UBC Theses and Dissertations
Ecosystem-based design : addressing the loss of biodiversity and nature experience through architecture and ecology Charest, Suzanne
This thesis is based on two observations. First, that conventional buildings cause two major losses that involve non-human nature – the loss of native biodiversity and the loss of non-human nature experience for the buildings’ human inhabitants – and that these losses both contribute to a perceived separation between humans and the rest of nature. Second, that there appears to be a growing interest in connecting buildings with nature but there is little agreement on what it actually means to ‘design with nature’. As such, the purpose of this study is two-fold: (1) to describe the meaning of ‘designing with nature’ in current architectural practice and provide a working definition of nature-based design, and (2) to explore how this can be interpreted to encourage human connectedness with non-human nature, while addressing the two major losses mentioned above. It is thus an attempt to reframe the role of building as one that provides for all inhabitants of a site, both human and non. A framework was developed that captures and summarizes the dominant ways in which design draws on nature.
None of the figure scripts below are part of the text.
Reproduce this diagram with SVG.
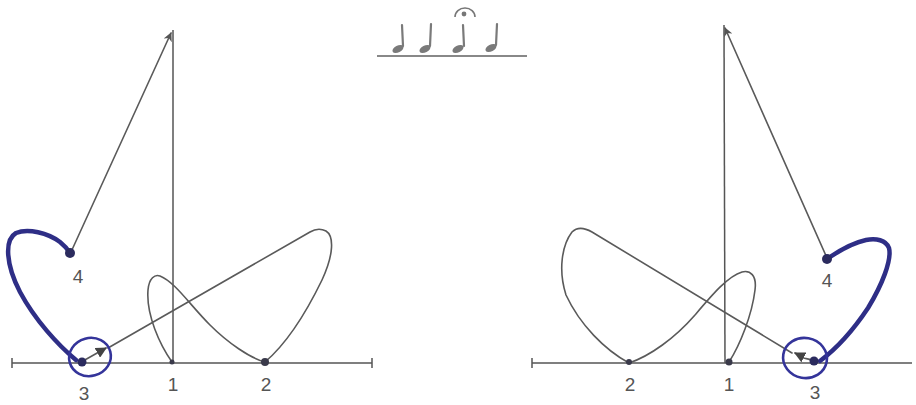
<svg xmlns="http://www.w3.org/2000/svg" width="916" height="405" viewBox="0 0 916 405">
<defs>
<style>
.thin{fill:none;stroke:#5a5a5a;stroke-width:1.6;stroke-linecap:round;stroke-linejoin:round}
.axis{fill:none;stroke:#555;stroke-width:1.5}
.blue{fill:none;stroke:#2e2e86;stroke-width:4.5;stroke-linecap:round}
.ring{fill:none;stroke:#34349a;stroke-width:2.6}
.dot{fill:#3a3a4a}
.bdot{fill:#2b2b5e}
.lbl{font-family:"Liberation Sans",Arial,sans-serif;font-size:19px;fill:#555;text-anchor:middle}
.head{fill:#7a7a7a}
.stem{stroke:#7a7a7a;stroke-width:2.2;stroke-linecap:round}
</style>
<marker id="arr" viewBox="0 0 10 10" refX="9" refY="5" markerWidth="9" markerHeight="9" markerUnits="userSpaceOnUse" orient="auto">
<path d="M0,0 L10,5 L0,10 L3,5 Z" fill="#555"/>
</marker>
<marker id="arrs" viewBox="0 0 10 10" refX="9" refY="5" markerWidth="11" markerHeight="11" markerUnits="userSpaceOnUse" orient="auto">
<path d="M0,0 L10,5 L0,10 Z" fill="#444"/>
</marker>
</defs>

<g id="notation">
<line x1="377" y1="56" x2="527" y2="56" stroke="#888" stroke-width="1.8"/>
<ellipse class="head" cx="398" cy="49" rx="6" ry="3.4" transform="rotate(-28 398 49)"/>
<ellipse class="head" cx="425" cy="49" rx="6" ry="3.4" transform="rotate(-28 425 49)"/>
<ellipse class="head" cx="458" cy="49" rx="6" ry="3.4" transform="rotate(-28 458 49)"/>
<ellipse class="head" cx="491" cy="48" rx="6" ry="3.4" transform="rotate(-28 491 48)"/>
<line class="stem" x1="402" y1="25" x2="403" y2="46"/>
<line class="stem" x1="431" y1="24" x2="430" y2="46"/>
<line class="stem" x1="463" y1="25" x2="464" y2="46"/>
<line class="stem" x1="497" y1="24" x2="496" y2="45"/>
<path d="M455,17 A10,9 0 0 1 475,17" fill="none" stroke="#777" stroke-width="1.6"/>
<circle cx="464" cy="14" r="2.4" fill="#777"/>
</g>

<g id="left-diagram">
<line class="axis" x1="12" y1="363" x2="372" y2="363"/>
<line class="axis" x1="12" y1="358" x2="12" y2="368"/>
<line class="axis" x1="372" y1="358" x2="372" y2="368"/>
<line class="axis" x1="173" y1="30" x2="173" y2="363"/>
</g>

<g id="right-diagram">
<line class="axis" x1="532" y1="363" x2="912" y2="363"/>
<line class="axis" x1="532" y1="358" x2="532" y2="368"/>
<line class="axis" x1="724" y1="25" x2="725" y2="363"/>
</g>

<g id="connectors">
<path class="thin" d="M172,362 C160,345 146,315 148,290 C149,278 155,274 160,276 C175,282 190,305 210,325 C228,343 250,358 265,362 C285,345 305,315 322,280 C334,254 334,236 326,231 C320,228 315,229 310,232 L108,348"/>
<path class="thin" d="M83,361 L106,348" marker-end="url(#arrs)"/>
<path class="thin" d="M71,252 L171,33" marker-end="url(#arr)"/>
<path class="blue" d="M76,360 C58,345 35,320 20,292 C6,265 4,240 16,233 C28,228 48,233 60,242 C65,246 68,250 70,253"/>
<ellipse class="ring" cx="90" cy="357" rx="21" ry="19" transform="rotate(-15 90 357)"/>

<path class="thin" d="M729,362 C740,345 752,315 755,290 C757,275 750,270 742,272 C728,276 712,295 695,315 C675,338 650,356 629,363 C605,350 580,325 566,295 C558,270 562,245 572,232 C578,226 585,228 592,232 L792,353"/>
<path class="thin" d="M812,361 C808,357 805,360 802,357 C800,355 799,355 795,353" marker-end="url(#arrs)"/>
<path class="thin" d="M827,258 L725,28" marker-end="url(#arr)"/>
<path class="blue" d="M820,361 C832,352 850,335 868,308 C882,285 892,260 889,248 C886,240 876,238 866,240 C852,243 840,250 827,259"/>
<ellipse class="ring" cx="805" cy="358" rx="22" ry="20" transform="rotate(10 805 358)"/>
</g>

<g id="p1-left"><circle class="dot" cx="172" cy="362" r="2.5"/><text class="lbl" x="173" y="391">1</text></g>
<g id="p2-left"><circle class="dot" cx="265" cy="362" r="4"/><text class="lbl" x="266" y="391">2</text></g>
<g id="p3-left"><circle class="bdot" cx="82" cy="362" r="4.5"/><text class="lbl" x="84" y="400">3</text></g>
<g id="p4-left"><circle class="bdot" cx="70" cy="253" r="5"/><text class="lbl" x="78" y="283">4</text></g>

<g id="p1-right"><circle class="dot" cx="729" cy="362" r="3.5"/><text class="lbl" x="729" y="391">1</text></g>
<g id="p2-right"><circle class="dot" cx="629" cy="362" r="3"/><text class="lbl" x="630" y="391">2</text></g>
<g id="p3-right"><circle class="bdot" cx="814" cy="361" r="4.5"/><text class="lbl" x="815" y="399">3</text></g>
<g id="p4-right"><circle class="bdot" cx="827" cy="259" r="5"/><text class="lbl" x="827" y="287">4</text></g>
</svg>
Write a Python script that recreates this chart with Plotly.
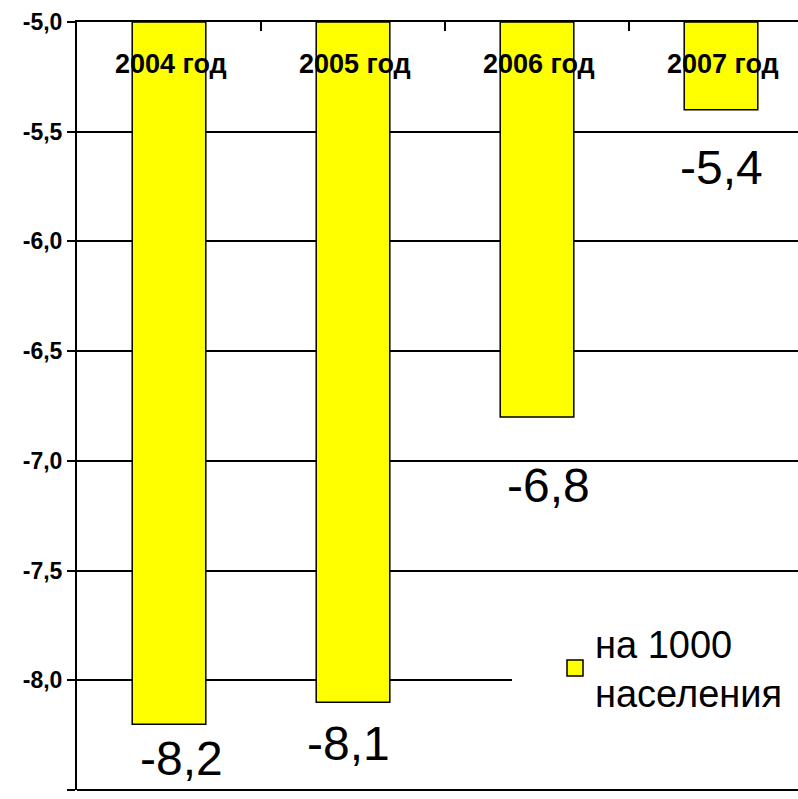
import plotly.graph_objects as go

categories = ["2004 год", "2005 год", "2006 год", "2007 год"]
values = [-8.2, -8.1, -6.8, -5.4]
series_name = "на 1000<br>населения"
base_value = -5.0
y_ticks = [-8.5, -8.0, -7.5, -7.0, -6.5, -6.0, -5.5, -5.0]

# label placement styling (pixels)
label_xshift = [12, -5, 11, 0]
label_yshift = [-34, -41, -69, -58]

W, H = 798, 799
ML, MR, MT, MB = 77, 0, 22, 9
FONT = "Liberation Sans, Arial, sans-serif"
pw = W - ML - MR
ph = H - MT - MB

fig = go.Figure()
fig.add_trace(go.Bar(
    x=list(range(len(categories))),
    y=[v - base_value for v in values],
    base=base_value,
    width=0.40,
    marker=dict(color="#FFFF00", line=dict(color="black", width=1.5)),
    name=series_name,
    showlegend=False,
    hoverinfo="skip",
))
# legend entry (larger square symbol)
fig.add_trace(go.Scatter(
    x=[None], y=[None], mode="markers", name=series_name,
    marker=dict(symbol="square", size=16, color="#FFFF00",
                line=dict(color="black", width=1.5)),
    showlegend=True, hoverinfo="skip",
))

for i, v in enumerate(values):
    fig.add_annotation(
        x=i, y=v, xref="x", yref="y",
        text=f"{v:.1f}".replace(".", ","),
        showarrow=False, yanchor="middle", xanchor="center",
        xshift=label_xshift[i], yshift=label_yshift[i],
        font=dict(family=FONT, size=48, color="black"),
    )

for i, c in enumerate(categories):
    fig.add_annotation(
        x=i, y=1.0, xref="x", yref="paper",
        text=f"<b>{c}</b>",
        showarrow=False, yanchor="middle", xanchor="center",
        xshift=2, yshift=-42,
        font=dict(family=FONT, size=27, color="black"),
    )

# white box behind legend covering gridlines
fig.add_shape(type="rect", xref="paper", yref="paper",
              x0=(512 - ML) / pw, x1=1.0,
              y0=(H - MB - 770) / ph, y1=(H - MB - 600) / ph,
              fillcolor="white", line=dict(width=0), layer="above")

# bottom border line at -8.5
fig.add_shape(type="line", xref="paper", yref="paper", x0=0, x1=1, y0=0, y1=0,
              line=dict(color="black", width=2), layer="above")

# tick marks between categories on the top axis
for b in [0.5, 1.5, 2.5, 3.5]:
    fig.add_shape(type="line", xref="x", yref="paper", x0=b, x1=b,
                  y0=1.0, y1=1.0 - 9 / ph,
                  line=dict(color="black", width=2))

fig.update_layout(
    width=W, height=H,
    margin=dict(l=ML, r=MR, t=MT, b=MB, pad=0, autoexpand=False),
    paper_bgcolor="white", plot_bgcolor="white",
    separators=", ",
    font=dict(family=FONT, color="black"),
    legend=dict(
        x=(555 - ML) / pw, y=(H - MB - 612) / ph,
        xanchor="left", yanchor="top",
        bgcolor="white", borderwidth=0,
        font=dict(family=FONT, size=38, color="black"),
    ),
    xaxis=dict(
        side="top",
        range=[-0.5, -0.5 + pw / 184.0],
        showticklabels=False,
        showgrid=False, zeroline=False,
        showline=True, linecolor="black", linewidth=2,
        ticks="", automargin=False,
    ),
    yaxis=dict(
        range=[-8.5, -5.0],
        tickmode="array",
        tickvals=y_ticks,
        ticktext=[f"<b>{t:.1f}</b>".replace(".", ",") for t in y_ticks],
        tickfont=dict(family=FONT, size=23, color="black"),
        ticks="outside", ticklen=8, tickcolor="black", tickwidth=2,
        showgrid=True, gridcolor="black", gridwidth=1.5,
        zeroline=False, automargin=False,
        showline=True, linecolor="black", linewidth=2,
    ),
)

fig.write_html("out.html",
               config={"displayModeBar": False},
               post_script="document.body.style.margin='0';document.body.style.overflow='hidden';")
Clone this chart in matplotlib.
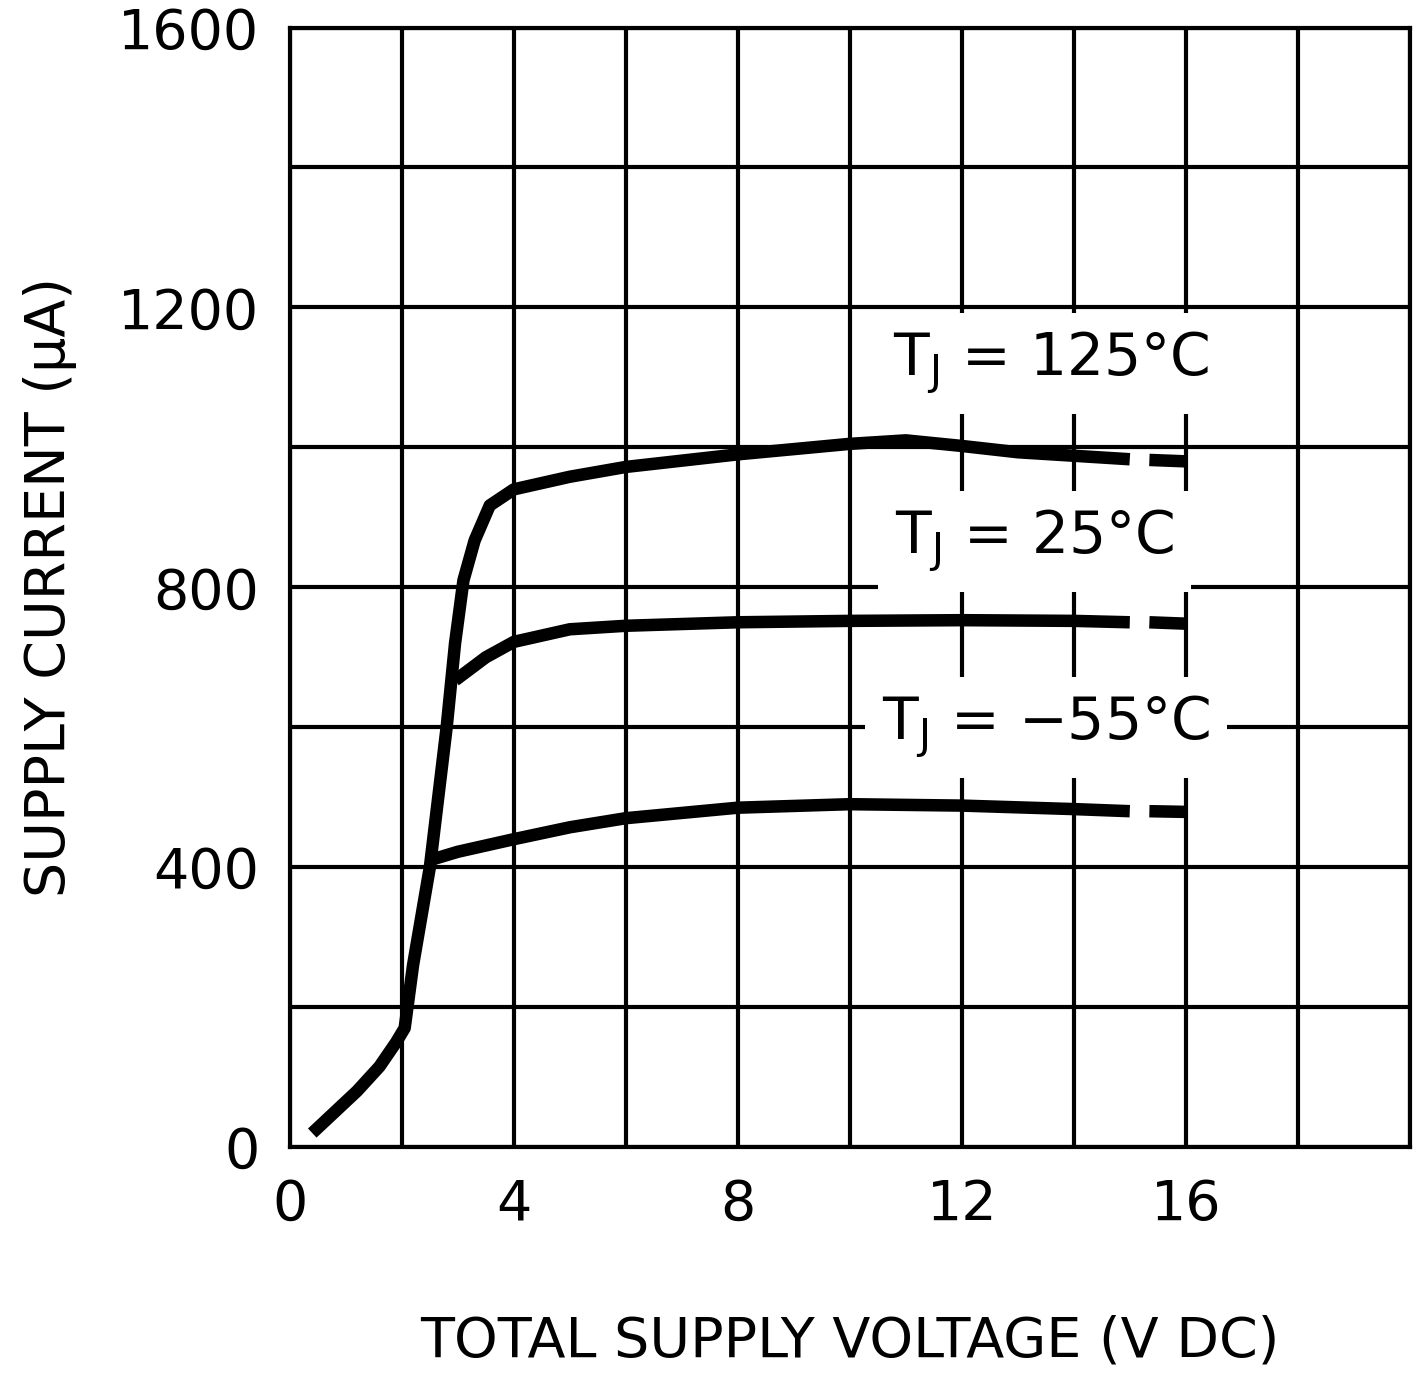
import matplotlib
matplotlib.use("Agg")
import matplotlib.pyplot as plt

plt.rcParams['font.family'] = ['DejaVu Sans']

# shared start-up segment
base_x = [0.4, 0.8, 1.2, 1.6, 1.9, 2.05]
base_y = [20, 50, 80, 115, 150, 170]

t125_x = base_x + [2.2, 2.5, 2.8, 2.95, 3.1, 3.3, 3.57, 4.0, 5.0, 6.0, 8.0, 10.0, 11.0, 12.0, 13.0, 14.0, 15.0]
t125_y = base_y + [260, 400, 600, 720, 810, 867, 917, 940, 958, 972, 990, 1005, 1010, 1002, 993, 988, 983]
t25_x = [2.95, 3.5, 4.0, 5.0, 6.0, 8.0, 10.0, 12.0, 14.0, 15.0]
t25_y = [667, 700, 722, 740, 745, 750, 752, 753, 752, 750]
t55_x = [2.5, 3.0, 4.0, 5.0, 6.0, 8.0, 10.0, 12.0, 14.0, 15.0]
t55_y = [410, 422, 440, 457, 470, 485, 490, 488, 483, 480]
dash_x = [15.35, 16.0]
dash125 = [982, 980]
dash25 = [750, 748]
dash55 = [480, 479]

fig = plt.figure(figsize=(14.14, 13.77), dpi=100)
ax = fig.add_axes([0.205, 0.167, 0.792, 0.813])
ax.set_xlim(0, 20)
ax.set_ylim(0, 1600)
ax.set_xticks(range(0, 21, 2))
ax.set_yticks(range(0, 1601, 200))
ax.grid(True, color='black', lw=3)
for s in ax.spines.values():
    s.set_linewidth(3)
ax.tick_params(length=0, labelsize=40, pad=22)
ax.set_xticklabels(['0', '', '4', '', '8', '', '12', '', '16', '', ''])
ax.set_yticklabels(['0', '', '400', '', '800', '', '1200', '', '1600'])
ax.set_axisbelow(True)

lw = 9
ax.plot(t125_x, t125_y, color='black', lw=lw, solid_capstyle='butt', zorder=3)
ax.plot(t25_x, t25_y, color='black', lw=lw, solid_capstyle='butt', zorder=3)
ax.plot(t55_x, t55_y, color='black', lw=lw, solid_capstyle='butt', zorder=3)
for d in (dash125, dash25, dash55):
    ax.plot(dash_x, d, color='black', lw=lw, solid_capstyle='butt', zorder=3)

bb = dict(facecolor='white', edgecolor='none', pad=12)
ax.text(13.6, 1120, r'T$_\mathregular{J}$ = 125°C', fontsize=42, ha='center', va='center', bbox=bb, zorder=4)
ax.text(13.3, 865, r'T$_\mathregular{J}$ = 25°C', fontsize=42, ha='center', va='center', bbox=bb, zorder=4)
ax.text(13.5, 600, r'T$_\mathregular{J}$ = −55°C', fontsize=42, ha='center', va='center', bbox=bb, zorder=4)

ax.set_xlabel('TOTAL SUPPLY VOLTAGE (V DC)', fontsize=40, labelpad=60)
ax.set_ylabel('SUPPLY CURRENT (μA)', fontsize=40, labelpad=30)
fig.savefig('out.png', dpi=100)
The framework emphasizes the importance of using ecosystems not only as models, but foremost as context. The core concepts of the framework can thus be discussed from the perspective of buildings that act like an ecosystem and that interact with their ecosystem, and are described as: ecological sense of place, regenerative ability, ecosystem health, mutually beneficial relationships, context, appropriate management, functions, ecosystem principles, values, patterns, conditions, and adaptations. Although the concepts presented in the framework are themselves not new, the way in which they are organized does contribute a new perspective on the field of nature-based design. In addition to providing a graphic model that summarizes the essence of an evolving field, the research highlights the role of scale and place in linking building design, native biodiversity, nature experience and connectedness with nature. It thus acts as a backdrop on which to bring a discussion of ecological citizenship into the architectural dialogue.